Oleh karena itu, ketika mereka melihat pentingnya musik dalam kebudayaan dan
mendukung para etnomusikolog dalam lingkungan mereka, para antropolog Amerika
sendiri tidak begitu aktif dalam menjelaskan perilaku musikal. Akan tetapi, ada
sejumlah pengecualian yang perlu dicatat, dan ini hanya merupakan sebuah
tendensi. Sejak tahun 1940-an, terdapat sejumlah upaya, terutama oleh Melville
J. Herskovits, Alan P. Merriam, Richard A. Waterman, dan lain-lain, yang
mendukung para antropolog yang tidak memiliki latar belakang musik untuk secara
langsung mempelajari paling tidak aspek-aspek tertentu dari perilaku musikal
yang tidak membutuhkan analisis musik secara teknis (lihat Merriam 1960).
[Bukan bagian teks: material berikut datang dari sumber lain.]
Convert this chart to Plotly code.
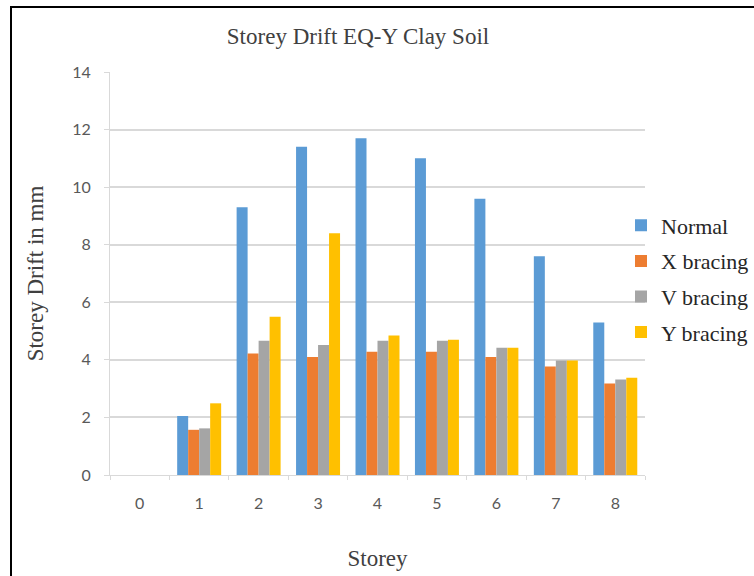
import plotly.graph_objects as go

storeys = ["0", "1", "2", "3", "4", "5", "6", "7", "8"]
normal = [0, 2.05, 9.3, 11.4, 11.7, 11.0, 9.6, 7.6, 5.3]
x_bracing = [0, 1.57, 4.22, 4.1, 4.28, 4.28, 4.1, 3.77, 3.18]
v_bracing = [0, 1.62, 4.66, 4.52, 4.66, 4.66, 4.42, 3.98, 3.32]
y_bracing = [0, 2.49, 5.5, 8.4, 4.85, 4.7, 4.42, 3.98, 3.38]
series_names = ["Normal", "X bracing", "V bracing", "Y bracing"]
colors = ["#5B9BD5", "#ED7D31", "#A5A5A5", "#FFC000"]
y_ticks = [0, 2, 4, 6, 8, 10, 12, 14]

fig = go.Figure()
for i, (name, vals) in enumerate(zip(series_names, [normal, x_bracing, v_bracing, y_bracing])):
    fig.add_trace(go.Bar(x=storeys, y=vals, name=name, marker_color=colors[i],
                         marker_line_width=0, legendgroup=str(i)))

L, R, T, B = 110, 109, 72, 101
W, H = 754, 576
pw, ph = W - L - R, H - T - B

def px_to_paper_x(px):
    return (px - L) / pw

def px_to_paper_y(py):
    return (H - B - py) / ph

serif = "Liberation Serif"
fig.update_layout(
    width=W, height=H,
    margin=dict(l=L, r=R, t=T, b=B, autoexpand=False),
    paper_bgcolor="white", plot_bgcolor="white",
    barmode="group", bargap=0.26, bargroupgap=0,
    title=dict(text="Storey Drift EQ-Y Clay Soil", x=px_to_paper_x(358), xref="paper",
               xanchor="center", y=1 - 36 / H, yanchor="middle",
               font=dict(family=serif, size=23, color="#404040")),
    legend=dict(x=px_to_paper_x(621), xanchor="left", y=px_to_paper_y(279), yanchor="middle",
                font=dict(family=serif, size=22, color="#262626"),
                bgcolor="rgba(0,0,0,0)", tracegroupgap=4, itemclick=False),
    xaxis=dict(type="category", showgrid=False, showline=True, linecolor="#D9D9D9",
               ticks="outside", tickson="boundaries", ticklen=4, tickcolor="#D9D9D9",
               ticklabelstandoff=14,
               tickfont=dict(family="Lato", size=16, color="#595959"),
               title=dict(text="Storey", standoff=38,
                          font=dict(family=serif, size=23, color="#404040"))),
    yaxis=dict(range=[0, 14], tickvals=y_ticks, showgrid=True, gridcolor="#D9D9D9",
               gridwidth=1.5, showline=True, linecolor="#D9D9D9", ticks="outside",
               ticklen=5, tickcolor="#D9D9D9", zeroline=False, ticklabelstandoff=10,
               tickfont=dict(family="Lato", size=16, color="#595959"),
               title=dict(text="Storey Drift in mm", standoff=22,
                          font=dict(family=serif, size=23, color="#404040"))),
    shapes=[dict(type="rect", xref="paper", yref="paper",
                 x0=px_to_paper_x(11), x1=px_to_paper_x(780),
                 y0=px_to_paper_y(600), y1=px_to_paper_y(7),
                 line=dict(color="black", width=2), fillcolor="rgba(0,0,0,0)", layer="above")],
)

fig.write_html("out.html", config={"displayModeBar": False},
               post_script="document.body.style.margin='0';document.body.style.overflow='hidden';")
Kecenderungan-kecenderungan
serupa juga terlihat dalam institusi-institusi Eropa pada tahun 1950-an. Akan
tetapi dalam sebagian besar kasus, para sarjana Eropa benar-benar merupakan
musikolog terlatih yang belakangan beralih ke etnomusikologi dan menggali
informasi antropologis yang dibutuhkan ketika mereka telah menjadi
sarjana-sarjana yang matang. Sebagai sejarawan musik, mereka seringkali beralih
kepada musik seni dari bangsa-bangsa Asia, meskipun mereka juga menunjukkan
perhatian terhadap kebudayaan-kebudayaan non-lite-rasi. Setelah tahun 1950-an,
para etnomusikolog Amerika terutama merupakan siswa yang mempelajari apa yang
mereka sebut sebagai “musik primitif dan musik rakyat.”
Sejak
awal tahun 1950-an, tiga kecenderungan penting telah mengubah gambaran disiplin
ini. Kemungkinan yang paling jelas dari tiga kecenderungan penting ini adalah
konsep bi-musikalitas sebagai sebuah cara untuk bergelut secara ilmiah dengan
musik dari kebudayaan-kebudayaan lain, serta melakukan pertunjukan aktif dan
bahkan mengkomposisi musik dalam idiom budaya lain sebagai sebuah cara untuk
mempelajari esensi gaya dan perilaku musikal budaya tersebut. Konsep yang
pertama kali dikembangkan oleh Mantle Hood di University of California Los Angeles
ini berdampak besar terhadap musisi-musisi di Amerika Serikat serta menyebabkan
disiplin etnomusikologi mulai keluar dari jurusan-jurusan antropologi dan
ditempatkan dalam jurusan-jurusan musik, dimana tindakan ini sebelumnya dianggap
sebagai sesuatu yang sembrono. Para mahasiswa dari aliran pemikiran baru ini
terjun ke lapangan tidak sebagai seorang etnografer sepenuhnya, melainkan
sebagai seseorang yang akan belajar, dan para mahasiswa ini antara lain
bermaksud mencari guru-guru lokal yang kompeten untuk mengajari mereka
seni-seni musik yang dimiliki, seperti halnya guru-guru lokal itu mengajari
murid-murid setempat. Tentu saja, pendekatan ini tampak terlalu sederhana
ketika masuk ke dalam kebudayaan-kebudayaan yang telah memiliki cara khusus
untuk membicarakan masalah musik, sebuah sistem teori musik, dan tradisi
pengajaran musik. Ini umumnya ditemui dalam kebudayaan-kebudayaan tinggi Asia.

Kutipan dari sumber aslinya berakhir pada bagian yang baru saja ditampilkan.